Il n’y a que les horreurs de la misère et l’abrutissement qui puissent réduire l’homme à ces travaux. Ah ! Jean-Jacques, que vous avez mal plaidé la cause de l’état sauvage contre l’état social !

Oui, l’appétit du riche ne diffère point de l’appétit du pauvre, je crois même l’appétit de celui-ci beaucoup plus vif et plus vrai ; mais pour la santé et le bonheur de l’un et de l’autre, peut-être faudrait-il mettre, le pauvre au régime du riche et le riche au régime du pauvre. C’est l’oisif qui se gorge de mets succulents, c’est l’homme de peine qui boit de l’eau et mange du pain, et tous les deux périssent avant le terme prescrit par la nature, l’un d’indigestions et l’autre d’inanition. C’est celui qui ne fait rien qui s’abreuve à longs traits du vin généreux qui réparerait les forces de celui qui travaille.

Si le pauvre et le riche étaient également laborieux et frugals, tout ne serait pas compensé entre eux. La différence des aliments et des travaux, des aliments pauvres et succulents, des modérés et continus, mettraient encore une grande différence entre la durée moyenne de leur vie.
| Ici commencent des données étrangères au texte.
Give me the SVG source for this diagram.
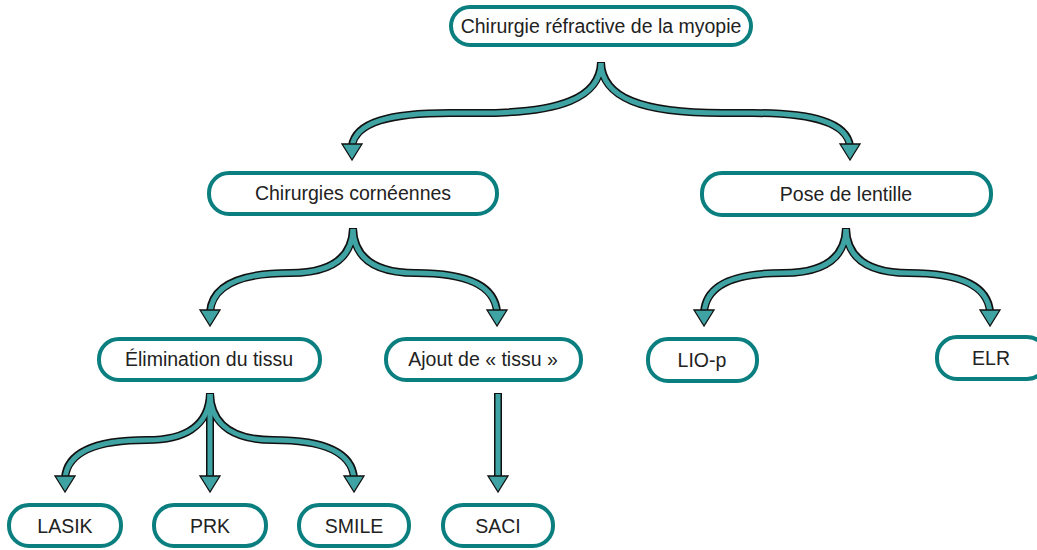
<svg xmlns="http://www.w3.org/2000/svg" width="1037" height="550" viewBox="0 0 1037 550">
<style>
.node rect{fill:#fff;stroke:#0b7f7f;stroke-width:4}
.node text{font-family:"Liberation Sans",Arial,sans-serif;font-size:19.5px;fill:#222;text-anchor:middle;dominant-baseline:central}
.edge .o{fill:none;stroke:#111;stroke-width:8;stroke-linecap:butt}
.edge .i{fill:none;stroke:#3fa3a3;stroke-width:5;stroke-linecap:butt}
.edge .h{fill:#3fa3a3;stroke:#111;stroke-width:1.3;stroke-linejoin:miter}
</style>
<defs>
<polygon id="ah" points="0,0 -10,-16 10,-16"/>
</defs>
<rect width="1037" height="550" fill="#fff"/>
<g id="connectors" class="edge">
  <path class="o" d="M601,62 C600,98 560,113 480,113 L450,113 C390,113 355,122 352,146"/>
  <path class="o" d="M601,62 C602,98 642,113 722,113 L752,113 C812,113 847,122 850,146"/>
  <path class="i" d="M601,63 C600,98 560,113 480,113 L450,113 C390,113 355,122 352,147"/>
  <path class="i" d="M601,63 C602,98 642,113 722,113 L752,113 C812,113 847,122 850,147"/>
  <use href="#ah" class="h" x="352" y="160"/>
  <use href="#ah" class="h" x="850" y="160"/>
  <path class="o" d="M353,228 C352,262 325,273 290,273 C240,273 212,285 210,312"/>
  <path class="o" d="M353,228 C354,262 381,273 416,273 C466,273 495,285 497,312"/>
  <path class="i" d="M353,229 C352,262 325,273 290,273 C240,273 212,285 210,313"/>
  <path class="i" d="M353,229 C354,262 381,273 416,273 C466,273 495,285 497,313"/>
  <use href="#ah" class="h" x="210" y="326"/>
  <use href="#ah" class="h" x="497" y="326"/>
  <path class="o" d="M846,228 C845,262 818,273 783,273 C733,273 706,285 704,312"/>
  <path class="o" d="M846,228 C847,262 874,273 909,273 C959,273 988,285 990,312"/>
  <path class="i" d="M846,229 C845,262 818,273 783,273 C733,273 706,285 704,313"/>
  <path class="i" d="M846,229 C847,262 874,273 909,273 C959,273 988,285 990,313"/>
  <use href="#ah" class="h" x="704" y="326"/>
  <use href="#ah" class="h" x="990" y="326"/>
  <path class="o" d="M210,393 C209,428 182,440 147,440 C97,440 67,452 65,478"/>
  <path class="o" d="M210,393 C211,428 238,440 273,440 C323,440 352,452 354,478"/>
  <path class="o" d="M210,393 L210,478"/>
  <path class="i" d="M210,394 C209,428 182,440 147,440 C97,440 67,452 65,479"/>
  <path class="i" d="M210,394 C211,428 238,440 273,440 C323,440 352,452 354,479"/>
  <path class="i" d="M210,394 L210,479"/>
  <use href="#ah" class="h" x="65" y="492"/>
  <use href="#ah" class="h" x="210" y="492"/>
  <use href="#ah" class="h" x="354" y="492"/>
  <path class="o" d="M498,393 L498,478"/>
  <path class="i" d="M498,394 L498,479"/>
  <use href="#ah" class="h" x="498" y="492"/>
</g>
<g id="n-root" class="node"><rect x="451" y="7" width="300" height="38" rx="19"/><text x="601" y="26">Chirurgie réfractive de la myopie</text></g>
<g id="n-corneennes" class="node"><rect x="209" y="173" width="288" height="41" rx="20"/><text x="353" y="193">Chirurgies cornéennes</text></g>
<g id="n-lentille" class="node"><rect x="702" y="173" width="289" height="42" rx="20"/><text x="846" y="194">Pose de lentille</text></g>
<g id="n-elimination" class="node"><rect x="99" y="339" width="221" height="41" rx="20"/><text x="209" y="359">Élimination du tissu</text></g>
<g id="n-ajout" class="node"><rect x="386" y="339" width="195" height="41" rx="20"/><text x="483" y="359">Ajout de « tissu »</text></g>
<g id="n-liop" class="node"><rect x="648" y="339" width="109" height="42" rx="20"/><text x="702" y="360">LIO-p</text></g>
<g id="n-elr" class="node"><rect x="937" y="337" width="110" height="42" rx="20"/><text x="991" y="358">ELR</text></g>
<g id="n-lasik" class="node"><rect x="9" y="505" width="112" height="41" rx="20"/><text x="65" y="526">LASIK</text></g>
<g id="n-prk" class="node"><rect x="154" y="505" width="112" height="41" rx="20"/><text x="210" y="526">PRK</text></g>
<g id="n-smile" class="node"><rect x="299" y="505" width="110" height="41" rx="20"/><text x="354" y="526">SMILE</text></g>
<g id="n-saci" class="node"><rect x="443" y="505" width="110" height="41" rx="20"/><text x="498" y="526">SACI</text></g>
</svg>
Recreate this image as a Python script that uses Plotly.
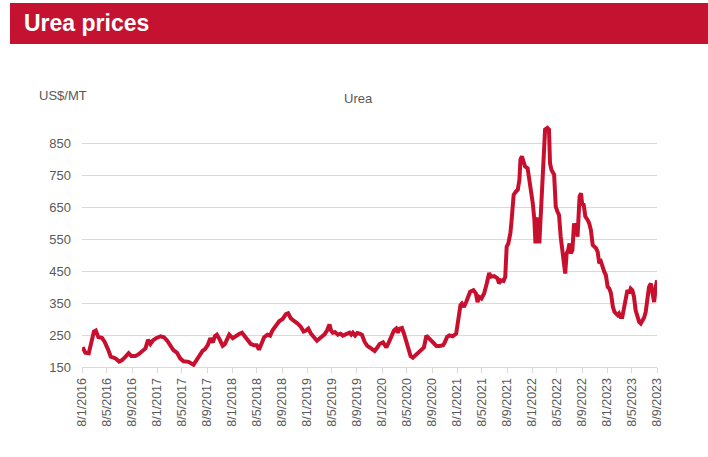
import plotly.graph_objects as go

# ---- data ----
dates = [
    "2016-01-11", "2016-01-24", "2016-02-10", "2016-02-23", "2016-03-06", "2016-03-15", "2016-03-28",
    "2016-04-14", "2016-04-27", "2016-05-13", "2016-05-27", "2016-06-10", "2016-06-21", "2016-07-07",
    "2016-07-20", "2016-08-05", "2016-08-22", "2016-09-04", "2016-09-24", "2016-10-10", "2016-10-26",
    "2016-11-12", "2016-11-25", "2016-12-06", "2016-12-17", "2017-01-03", "2017-01-24", "2017-02-10",
    "2017-02-26", "2017-03-12", "2017-03-28", "2017-04-14", "2017-04-30", "2017-05-16", "2017-06-10",
    "2017-07-04", "2017-07-22", "2017-08-06", "2017-08-17", "2017-08-29", "2017-09-11", "2017-09-24",
    "2017-10-06", "2017-10-16", "2017-10-26", "2017-11-07", "2017-11-23", "2017-12-04", "2017-12-17",
    "2017-12-25", "2018-01-11", "2018-01-27", "2018-02-13", "2018-02-25", "2018-03-07", "2018-03-23",
    "2018-04-09", "2018-04-25", "2018-05-08", "2018-05-19", "2018-05-31", "2018-06-13", "2018-06-29",
    "2018-07-12", "2018-07-23", "2018-08-09", "2018-08-25", "2018-09-11", "2018-09-27", "2018-10-08",
    "2018-10-21", "2018-11-07", "2018-11-23", "2018-12-09", "2018-12-22", "2019-01-03", "2019-01-14",
    "2019-01-27", "2019-02-13", "2019-02-25", "2019-03-17", "2019-04-02", "2019-04-15", "2019-04-27",
    "2019-05-05", "2019-05-13", "2019-05-24", "2019-06-07", "2019-06-20", "2019-07-01", "2019-07-12",
    "2019-07-25", "2019-08-03", "2019-08-11", "2019-08-19", "2019-08-30", "2019-09-09", "2019-09-21",
    "2019-10-02", "2019-10-15", "2019-10-28", "2019-11-09", "2019-11-20", "2019-12-03", "2019-12-16",
    "2019-12-27", "2020-01-13", "2020-01-29", "2020-02-10", "2020-02-22", "2020-03-06", "2020-03-17",
    "2020-03-25", "2020-04-03", "2020-04-14", "2020-04-24", "2020-05-05", "2020-05-16", "2020-05-26",
    "2020-06-06", "2020-06-18", "2020-07-01", "2020-07-17", "2020-07-30", "2020-08-11", "2020-08-19",
    "2020-09-01", "2020-09-13", "2020-09-29", "2020-10-15", "2020-10-31", "2020-11-07", "2020-11-20",
    "2020-12-01", "2020-12-17", "2021-01-03", "2021-01-14", "2021-01-24", "2021-01-31", "2021-02-10",
    "2021-02-21", "2021-03-05", "2021-03-12", "2021-03-28", "2021-04-09", "2021-04-17", "2021-04-25",
    "2021-05-06", "2021-05-19", "2021-06-01", "2021-06-13", "2021-06-21", "2021-07-07", "2021-07-23",
    "2021-07-31", "2021-08-09", "2021-08-22", "2021-08-30", "2021-09-06", "2021-09-14", "2021-09-24",
    "2021-09-30", "2021-10-10", "2021-10-21", "2021-10-30", "2021-11-07", "2021-11-12", "2021-11-19",
    "2021-11-28", "2021-12-04", "2021-12-17", "2021-12-25", "2022-01-02", "2022-01-11", "2022-01-19",
    "2022-01-24", "2022-01-29", "2022-02-05", "2022-02-12", "2022-02-18", "2022-02-25", "2022-03-06",
    "2022-03-10", "2022-03-12", "2022-03-23", "2022-03-31", "2022-04-05", "2022-04-12", "2022-04-25",
    "2022-05-03", "2022-05-11", "2022-05-19", "2022-05-27", "2022-06-05", "2022-06-13", "2022-06-18",
    "2022-06-25", "2022-07-02", "2022-07-09", "2022-07-15", "2022-07-23", "2022-07-31", "2022-08-05",
    "2022-08-12", "2022-08-17", "2022-08-22", "2022-08-27", "2022-09-03", "2022-09-08", "2022-09-16",
    "2022-09-24", "2022-10-06", "2022-10-13", "2022-10-21", "2022-10-30", "2022-11-07", "2022-11-15",
    "2022-11-23", "2022-12-01", "2022-12-09", "2022-12-17", "2022-12-25", "2023-01-02", "2023-01-11",
    "2023-01-19", "2023-01-27", "2023-02-05", "2023-02-13", "2023-02-21", "2023-03-01", "2023-03-07",
    "2023-03-15", "2023-03-23", "2023-03-31", "2023-04-09", "2023-04-17", "2023-04-25", "2023-05-03",
    "2023-05-11", "2023-05-19", "2023-05-27", "2023-06-05", "2023-06-13", "2023-06-21", "2023-06-29",
    "2023-07-07", "2023-07-15", "2023-07-23", "2023-07-31", "2023-08-09", "2023-08-17", "2023-08-25",
    "2023-09-02", "2023-09-08",
]
urea = [
    212, 195, 193, 227, 261, 264, 243,
    241, 229, 206, 182, 179, 176, 167,
    171, 181, 193, 184, 184, 190, 200,
    208, 235, 222, 232, 240, 246, 243,
    232, 216, 203, 195, 177, 168, 166,
    157, 176, 193, 200, 206, 218, 240,
    227, 246, 251, 238, 216, 222, 243,
    251, 240, 248, 254, 257, 248, 238,
    222, 218, 218, 204, 227, 243, 251,
    248, 264, 281, 293, 300, 315, 318,
    302, 293, 286, 275, 261, 264, 270,
    254, 240, 232, 243, 251, 264, 283,
    264, 257, 259, 251, 254, 248, 251,
    254, 257, 251, 257, 248, 256, 254,
    251, 229, 216, 211, 206, 200, 211,
    222, 227, 211, 227, 248, 264, 270,
    257, 270, 272, 254, 233, 206, 184,
    179, 186, 195, 204, 211, 248, 243,
    232, 224, 216, 216, 218, 225, 244,
    249, 246, 254, 296, 343, 348, 338,
    353, 369, 385, 390, 380, 353, 369,
    364, 380, 411, 444, 432, 434, 427,
    411, 421, 419, 432, 526, 536, 568,
    609, 688, 698, 704, 735, 798, 808,
    792, 777, 771, 740, 704, 662, 609,
    536, 609, 615, 536, 609, 651, 766,
    860, 892, 897, 892, 787, 766, 751,
    651, 636, 625, 557, 505, 453, 442,
    505, 515, 536, 505, 515, 599, 568,
    599, 557, 609, 683, 693, 662, 657,
    620, 609, 599, 578, 531, 526, 521,
    510, 474, 479, 458, 448, 437, 400,
    395, 380, 338, 322, 317, 312, 317,
    306, 306, 338, 369, 390, 380, 395,
    390, 369, 327, 301, 291, 286, 296,
    304, 322, 359, 400, 411, 380, 353,
    400, 421,
]

tick_dates = [f"{y}-{m:02d}-08" for y in range(2016, 2024) for m in (1, 5, 9)]
tick_text = [f"8/{m}/{y}" for y in range(2016, 2024) for m in (1, 5, 9)]
y_ticks = [150, 250, 350, 450, 550, 650, 750, 850]

RED = "#C8102E"
GREY_TXT = "#595959"
GRID = "#D9D9D9"
FONT = "Liberation Sans, Arial, sans-serif"

fig = go.Figure()
fig.add_trace(go.Scatter(
    x=dates, y=urea, mode="lines",
    line=dict(color=RED, width=4),
    showlegend=False, hoverinfo="skip",
))

# plot area in pixels: x 82..657, y 111..367
L, R, T, B = 82, 51, 111, 90
W, H = 708 - L - R, 457 - T - B

def px(x):
    return (x - L) / W

def py(y):
    return (457 - B - y) / H

fig.update_layout(
    width=708, height=457,
    margin=dict(l=L, r=R, t=T, b=B, autoexpand=False),
    paper_bgcolor="white", plot_bgcolor="white",
    font=dict(family=FONT, color=GREY_TXT, size=13),
    xaxis=dict(
        type="date",
        range=["2016-01-08", "2023-09-08"],
        tickvals=tick_dates, ticktext=tick_text,
        tickangle=-90,
        showgrid=False, zeroline=False,
        showline=True, linecolor=GRID, linewidth=1,
        ticks="outside", ticklen=5, tickcolor=GRID,
        tickfont=dict(size=12.5, color=GREY_TXT, family=FONT),
    ),
    yaxis=dict(
        range=[150, 950],
        tickvals=y_ticks,
        showgrid=True, gridcolor=GRID, gridwidth=1,
        zeroline=False, showline=False, ticks="",
        ticklabelstandoff=10,
        tickfont=dict(size=13, color=GREY_TXT, family=FONT),
    ),
    shapes=[dict(
        type="rect", xref="paper", yref="paper",
        x0=px(10), x1=px(708), y0=py(44), y1=py(3),
        fillcolor="#C41230", line=dict(width=0), layer="above",
    )],
    annotations=[
        dict(text="<b>Urea prices</b>", xref="paper", yref="paper",
             x=px(22), y=py(23), xanchor="left", yanchor="middle",
             showarrow=False, font=dict(size=23, color="white", family=FONT)),
        dict(text="US$/MT", xref="paper", yref="paper",
             x=px(37), y=py(95), xanchor="left", yanchor="middle",
             showarrow=False, font=dict(size=13, color=GREY_TXT, family=FONT)),
        dict(text="Urea", xref="paper", yref="paper",
             x=px(358), y=py(98), xanchor="center", yanchor="middle",
             showarrow=False, font=dict(size=13, color=GREY_TXT, family=FONT)),
    ],
)

fig.write_html(
    "out.html",
    config={"displayModeBar": False, "staticPlot": True},
    post_script="document.body.style.margin='0';document.body.style.overflow='hidden';",
)
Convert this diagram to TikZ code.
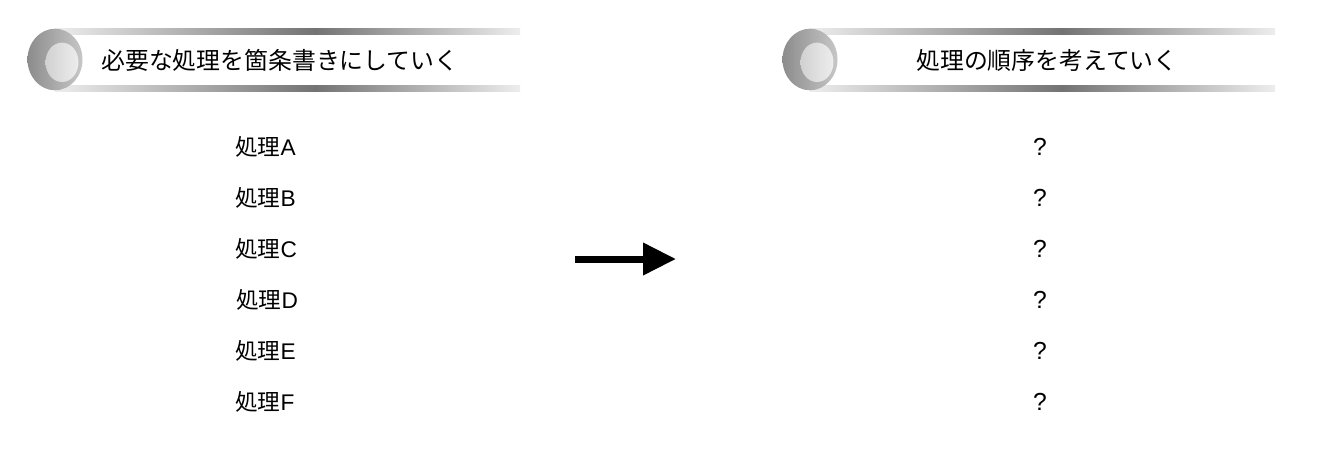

Ou passez-vous de métaux, ou permettez aux mines d’être pestilentielles.

Les mines du Hartz recèlent dans leurs immenses profondeurs des milliers d’hommes qui connaissent à peine la lumière du soleil et qui atteignent rarement l’âge de trente ans. C’est là qu’on voit des femmes qui ont eu douze maris.

Si vous fermez ces vastes tombeaux, vous ruinez l’État et vous condamnez tous les sujets de la Saxe ou à mourir de faim ou à s’expatrier.